Sony finished the morning down 2.8 percent at 4,600 yen after earlier hitting 4,580 yen, a low for this year.

The stock, which has been battered by the company's massive recall of notebook-computer batteries, took another hit after Goldman cut its rating to ''neutral'' from ''buy''.

The brokerage cited concern about Sony's game division and a fierce business environment for the electronics business.

''It is difficult to expect much growth from (Sony's) stock price at this point,'' said Shigemi Nonaka, special adviser at Polestar Investment Management.

In particular, investors are worried about the outlook for its next-generation Playstation3 game console, Nonaka said.

''There seems to still be a lot of concern about (the PS3)....

This is a stock that is tough to buy at the moment,'' he said.

The Nikkei finished the morning down 66.73 points at 16,187.56. The benchmark rose to its highest close in a nearly a month on Monday.

The broad TOPIX index was down 0.63 percent at 1,614.90.

PIONEER, CASIO ALSO HIT BY GOLDMAN Fellow consumer electronics firm Pioneer dropped 3.2 percent to 1,980 yen after Goldman cut its rating on the stock to ''sell'' from ''neutral'', citing lower earnings in the car electronics business.

Shares of Casio Computer Co.
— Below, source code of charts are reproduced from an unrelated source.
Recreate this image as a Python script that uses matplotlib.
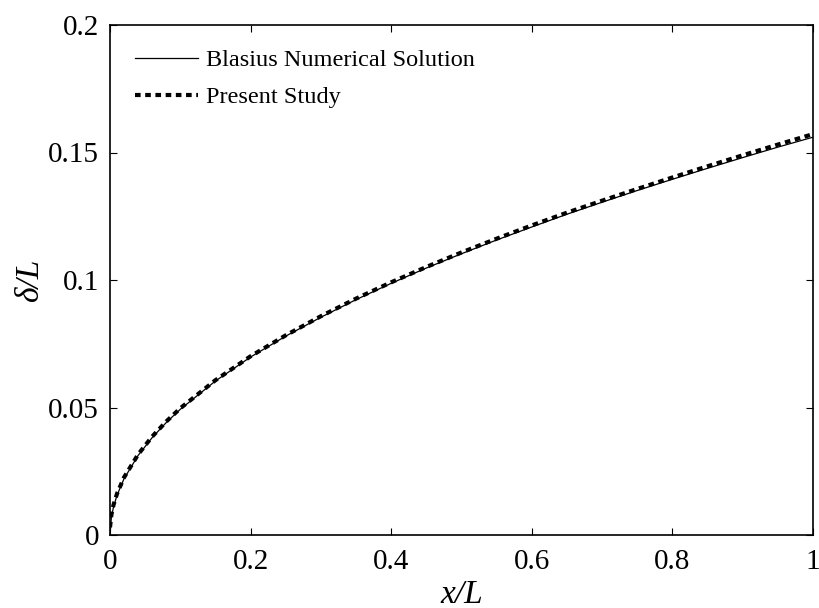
import matplotlib
matplotlib.use("Agg")
import matplotlib.pyplot as plt

x_blasius = [0, 0.002, 0.005, 0.01, 0.02, 0.04, 0.06, 0.08, 0.1, 0.15, 0.2, 0.25, 0.3, 0.35,
             0.4, 0.45, 0.5, 0.55, 0.6, 0.65, 0.7, 0.75, 0.8, 0.85, 0.9, 0.95, 1.0]
y_blasius = [0, 0.0070, 0.0110, 0.0156, 0.0221, 0.0312, 0.0382, 0.0441, 0.0493, 0.0604,
             0.0698, 0.0780, 0.0854, 0.0923, 0.0987, 0.1047, 0.1103, 0.1157, 0.1208,
             0.1258, 0.1305, 0.1351, 0.1395, 0.1438, 0.1480, 0.1521, 0.1560]

x_present = [0, 0.002, 0.005, 0.01, 0.02, 0.04, 0.06, 0.08, 0.1, 0.15, 0.2, 0.25, 0.3, 0.35,
             0.4, 0.45, 0.5, 0.55, 0.6, 0.65, 0.7, 0.75, 0.8, 0.85, 0.9, 0.95, 1.0]
y_present = [0.003, 0.0080, 0.0118, 0.0162, 0.0226, 0.0316, 0.0386, 0.0445, 0.0497, 0.0607,
             0.0701, 0.0783, 0.0858, 0.0927, 0.0991, 0.1051, 0.1108, 0.1162, 0.1214,
             0.1264, 0.1311, 0.1357, 0.1402, 0.1446, 0.1489, 0.1531, 0.1572]

xticks = [0, 0.2, 0.4, 0.6, 0.8, 1]
xticklabels = ["0", "0.2", "0.4", "0.6", "0.8", "1"]
yticks = [0, 0.05, 0.1, 0.15, 0.2]
yticklabels = ["0", "0.05", "0.1", "0.15", "0.2"]

plt.rcParams['font.family'] = ['Liberation Serif', 'DejaVu Serif']

fig = plt.figure(figsize=(8.2, 6.08), dpi=100)
ax = fig.add_axes([110/820, 73/608, 703/820, 510/608])

ax.plot(x_blasius, y_blasius, color='black', linewidth=0.9, label='Blasius Numerical Solution')
ax.plot(x_present, y_present, color='black', linewidth=3.0, linestyle=(0, (1.35, 1.1)),
        label='Present Study')

ax.set_xlim(0, 1)
ax.set_ylim(0, 0.2)
ax.set_xticks(xticks)
ax.set_xticklabels(xticklabels)
ax.set_yticks(yticks)
ax.set_yticklabels(yticklabels)
ax.tick_params(direction='in', length=5, width=0.8, top=True, right=True,
               labelsize=21, pad=8)
ax.tick_params(axis='x', pad=10)
for s in ax.spines.values():
    s.set_linewidth(1.2)

ax.set_xlabel('x/L', fontsize=24, style='italic', labelpad=3)
ax.set_ylabel('δ/L', fontsize=24, style='italic', labelpad=2)

leg = ax.legend(loc='upper left', frameon=False, fontsize=17.5, handlelength=2.6,
                handletextpad=0.35, labelspacing=0.6, borderaxespad=0.5,
                bbox_to_anchor=(0.004, 0.995))

fig.savefig('out.png', dpi=100)
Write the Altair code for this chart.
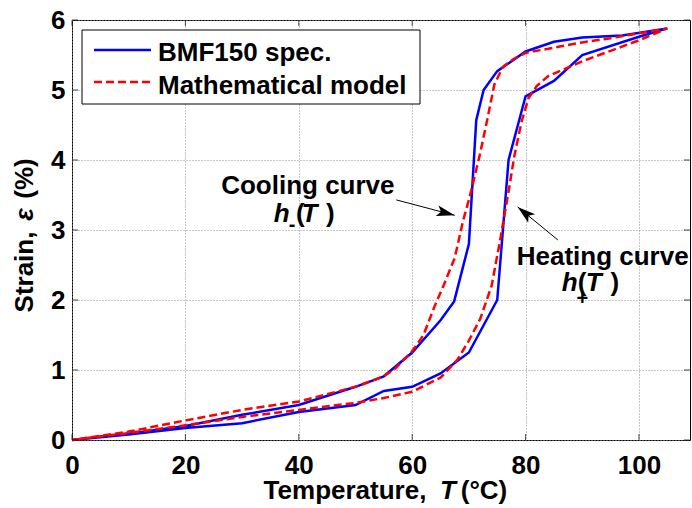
import altair as alt
import pandas as pd

# ---------------- data ----------------
series_names = ["BMF150 spec.", "Mathematical model"]

# experimental loop: heating branch (0 -> 105 C), then cooling branch (105 -> 0 C)
exp_heat_T = [0, 10, 20, 30, 40, 50, 55, 60, 65, 70, 75, 77, 80, 85, 90, 100, 105]
exp_heat_e = [0, 0.08, 0.17, 0.24, 0.40, 0.50, 0.70, 0.76, 0.95, 1.25, 2.0, 4.0, 4.91, 5.13, 5.50, 5.76, 5.88]
exp_cool_T = [105, 97, 90, 85, 80, 75, 72.6, 71.3, 70, 67.4, 65, 60, 55, 50, 40, 30, 20, 10, 0]
exp_cool_e = [5.88, 5.78, 5.75, 5.69, 5.55, 5.27, 5.0, 4.57, 2.8, 1.98, 1.71, 1.25, 0.91, 0.76, 0.50, 0.36, 0.20, 0.09, 0]

# mathematical model loop
mod_heat_T = [0, 10, 20, 30, 40, 50, 55, 60, 65, 68, 70, 72, 74, 75.5, 77, 78, 79.3, 80.5, 82, 84, 86, 90, 95, 100, 105]
mod_heat_e = [0, 0.10, 0.21, 0.33, 0.43, 0.53, 0.60, 0.69, 0.89, 1.15, 1.42, 1.73, 2.20, 2.85, 3.55, 4.05, 4.55, 4.88, 5.06, 5.20, 5.27, 5.41, 5.56, 5.71, 5.88]
mod_cool_T = [105, 100, 95, 90, 86, 80, 78, 76, 74.5, 73.3, 72, 71, 70, 69, 67.5, 65.5, 64, 62, 60, 57, 55, 50, 40, 30, 20, 10, 0]
mod_cool_e = [5.88, 5.81, 5.74, 5.68, 5.62, 5.53, 5.45, 5.33, 5.08, 4.60, 4.10, 3.76, 3.43, 3.14, 2.60, 2.20, 1.92, 1.50, 1.27, 1.02, 0.91, 0.76, 0.55, 0.43, 0.28, 0.12, 0]

x_ticks = [0, 20, 40, 60, 80, 100]
y_ticks = [0, 1, 2, 3, 4, 5, 6]

# axis titles, split where the reference switches to italic
x_title_parts = ["Temperature,", "T", "(°C)"]
y_title_parts = ["Strain,", "ε", "(%)"]

# annotation texts
ann_titles = ["Cooling curve", "Heating curve"]
ann_title_T = [41.6, 93.6]
ann_title_e = [3.52, 2.50]

ital_text = ["h", "T", "h", "T"]
ital_T = [35.6, 40.5, 86.4, 90.6]
ital_e = [3.114, 3.114, 2.129, 2.129]

up_text = ["(", ")", "(", ")"]
up_T = [39.5, 44.8, 89.2, 95.0]
up_e = [3.114, 3.114, 2.129, 2.129]

sub_text = ["-", "+"]
sub_T = [38.25, 89.0]
sub_e = [2.99, 1.93]

arrow_T0 = [57.2, 85.7]
arrow_e0 = [3.43, 2.857]
arrow_T1 = [67.5, 78.6]
arrow_e1 = [3.21, 3.33]
arrow_ang = [14.4, 219.5]

# ---------------- build tables ----------------
def loop_df(Ts1, es1, Ts2, es2):
    T = list(Ts1) + list(Ts2)
    e = list(es1) + list(es2)
    return pd.DataFrame({"T": T, "e": e, "idx": list(range(len(T)))})

exp_df = loop_df(exp_heat_T, exp_heat_e, exp_cool_T, exp_cool_e)
mod_df = loop_df(mod_heat_T, mod_heat_e, mod_cool_T, mod_cool_e)

FONT = "Liberation Sans"
FS = 26
W, H = 618, 420

xscale = alt.Scale(domain=[0, 109], nice=False, zero=False)
yscale = alt.Scale(domain=[0, 6], nice=False, zero=False)

xaxis = alt.Axis(values=x_ticks, title="", labelFontSize=FS, labelFontWeight="bold",
                 labelFont=FONT, ticks=False, domain=False, labelPadding=12, grid=True,
                 gridDash=[1, 2], gridColor="#8c8c8c", labelColor="black", labelFlush=False)
yaxis = alt.Axis(values=y_ticks, title="", labelFontSize=FS, labelFontWeight="bold",
                 labelFont=FONT, ticks=False, domain=False, labelPadding=7, grid=True,
                 gridDash=[1, 2], gridColor="#8c8c8c", labelColor="black", labelFlush=False)


def X(field):
    return alt.X(field, scale=xscale, axis=xaxis)


def Y(field):
    return alt.Y(field, scale=yscale, axis=yaxis)


exp_line = alt.Chart(exp_df).mark_line(color="#0000ff", strokeWidth=2.5).encode(
    x=X("T:Q"), y=Y("e:Q"), order=alt.Order("idx:Q"),
)
mod_line = alt.Chart(mod_df).mark_line(color="#ff0000", strokeWidth=2.5, strokeDash=[8, 4]).encode(
    x=X("T:Q"), y=Y("e:Q"), order=alt.Order("idx:Q"),
)

# inward tick marks on the four sides
xt_df = pd.DataFrame({"v": x_ticks})
yt_df = pd.DataFrame({"v": y_ticks})
tick_style = dict(color="black", thickness=1, size=6)
xt_bot = alt.Chart(xt_df).mark_tick(orient="vertical", **tick_style).encode(x=X("v:Q"), y=alt.value(H - 3))
xt_top = alt.Chart(xt_df).mark_tick(orient="vertical", **tick_style).encode(x=X("v:Q"), y=alt.value(3))
yt_left = alt.Chart(yt_df).mark_tick(orient="horizontal", **tick_style).encode(y=Y("v:Q"), x=alt.value(3))
yt_right = alt.Chart(yt_df).mark_tick(orient="horizontal", **tick_style).encode(y=Y("v:Q"), x=alt.value(W - 3))

# annotations
tit_df = pd.DataFrame({"text": ann_titles, "T": ann_title_T, "e": ann_title_e})
titles = alt.Chart(tit_df).mark_text(font=FONT, fontSize=FS, fontWeight="bold", align="center",
                                     baseline="alphabetic", color="black").encode(
    x=X("T:Q"), y=Y("e:Q"), text="text:N")

it_df = pd.DataFrame({"text": ital_text, "T": ital_T, "e": ital_e})
ital = alt.Chart(it_df).mark_text(font=FONT, fontSize=FS, fontWeight="bold", fontStyle="italic",
                                  align="left", baseline="alphabetic", color="black").encode(
    x=X("T:Q"), y=Y("e:Q"), text="text:N")

up_df = pd.DataFrame({"text": up_text, "T": up_T, "e": up_e})
upr = alt.Chart(up_df).mark_text(font=FONT, fontSize=FS, fontWeight="bold",
                                 align="left", baseline="alphabetic", color="black").encode(
    x=X("T:Q"), y=Y("e:Q"), text="text:N")

sub_df = pd.DataFrame({"text": sub_text, "T": sub_T, "e": sub_e})
subs = alt.Chart(sub_df).mark_text(font=FONT, fontSize=20, fontWeight="bold",
                                   align="left", baseline="alphabetic", color="black").encode(
    x=X("T:Q"), y=Y("e:Q"), text="text:N")

arr_df = pd.DataFrame({"T0": arrow_T0, "e0": arrow_e0, "T1": arrow_T1, "e1": arrow_e1, "ang": arrow_ang})
arr_lines = alt.Chart(arr_df).mark_rule(color="black", strokeWidth=1).encode(
    x=X("T0:Q"), y=Y("e0:Q"), x2="T1:Q", y2="e1:Q")
arr_heads = alt.Chart(arr_df).mark_point(shape="M0,0L-2,-0.6L-1.55,0L-2,0.6Z", filled=True, size=330,
                                         color="black", opacity=1).encode(
    x=X("T1:Q"), y=Y("e1:Q"), angle=alt.Angle("ang:Q", scale=None))

# axis titles as text pieces (italic symbol in the middle)
one = pd.DataFrame({"k": [0]})


def piece(text, x, y, italic=False, angle=0):
    kw = dict(font=FONT, fontSize=FS, fontWeight="bold", align="center", baseline="alphabetic",
              color="black", text=text)
    if italic:
        kw["fontStyle"] = "italic"
    if angle:
        kw["angle"] = angle
    return alt.Chart(one).mark_text(**kw).encode(x=alt.value(x), y=alt.value(y))


xt_pieces = [
    piece(x_title_parts[0], 273, 479),
    piece(x_title_parts[1], 376, 479, italic=True),
    piece(x_title_parts[2], 412, 479),
]
yt_pieces = [
    piece(y_title_parts[0], -39, 252, angle=270),
    piece(y_title_parts[1], -39, 194.5, italic=True, angle=270),
    piece(y_title_parts[2], -39, 158.5, angle=270),
]

# legend box
leg_box = alt.Chart(one).mark_rect(fill="white", stroke="black", strokeWidth=1).encode(
    x=alt.value(10), x2=alt.value(348), y=alt.value(10), y2=alt.value(84))
leg_blue = alt.Chart(one).mark_rule(color="#0000ff", strokeWidth=2.5).encode(
    x=alt.value(22), x2=alt.value(79), y=alt.value(30))
leg_red = alt.Chart(one).mark_rule(color="#ff0000", strokeWidth=2.5, strokeDash=[8, 4]).encode(
    x=alt.value(22), x2=alt.value(79), y=alt.value(62))
leg_df1 = pd.DataFrame({"label": [series_names[0]]})
leg_df2 = pd.DataFrame({"label": [series_names[1]]})
leg_t1 = alt.Chart(leg_df1).mark_text(font=FONT, fontSize=FS, fontWeight="bold", align="left",
                                      baseline="alphabetic", color="black").encode(
    x=alt.value(86), y=alt.value(41), text="label:N")
leg_t2 = alt.Chart(leg_df2).mark_text(font=FONT, fontSize=FS, fontWeight="bold", align="left",
                                      baseline="alphabetic", color="black").encode(
    x=alt.value(86), y=alt.value(74), text="label:N")

chart = alt.layer(
    exp_line, mod_line, xt_bot, xt_top, yt_left, yt_right,
    arr_lines, arr_heads, titles, ital, upr, subs,
    *xt_pieces, *yt_pieces,
    leg_box, leg_blue, leg_red, leg_t1, leg_t2,
).properties(
    width=W, height=H,
    autosize=alt.AutoSizeParams(type="none"),
    padding={"left": 72, "top": 20, "right": 2, "bottom": 68},
    background="white",
).configure_view(stroke="black", strokeWidth=1)

chart.save("out.html", embed_options={"renderer": "svg", "actions": False})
Ltd. were hit after the brokerage removed the stock from its ''conviction buy'' list, citing recent price gains. Casio, a maker of digital cameras and mobile phones, fell 2.3 percent to 2,345 yen.

Selling was also spurred by the view that some stocks had advanced too quickly during the Nikkei's latest rise, said Katushiko Kodama, a senior strategist at Toyo Securities.

''At the moment, it seems that investors are opting to cash in some of their recent winnings,'' Kodama said.

''There are concerns the market is a little overheated,'' he said.

Shares of Fast Retailing Co. Ltd. fell 2.1 percent to 11,010 yen, becoming the biggest contributor to the Nikkei's decline.

The stock rose more than 8 percent during the previous five sessions.

Shares of Nomura Real Estate Holdings jumped in their market debut, finishing the morning at 3,910 yen. The company set an IPO price at the top of its target range at 3,500 yen per share last month.

Elsewhere, shares of Nittoc Construction Co. Ltd. rose 3.2 percent to 130 yen. The contractor will be one of the biggest gainers when the Tokyo exchange adjusts the weighting of stocks in the TOPIX index at the end of October, exchange data showed on Monday.

Trade volume fell from the previous session, with 688 million shares changing hands on the Tokyo exchange's first section, though that was still higher than last week's morning average of 617 million shares.

Declining shares beat advancers by a ratio of more than two to one.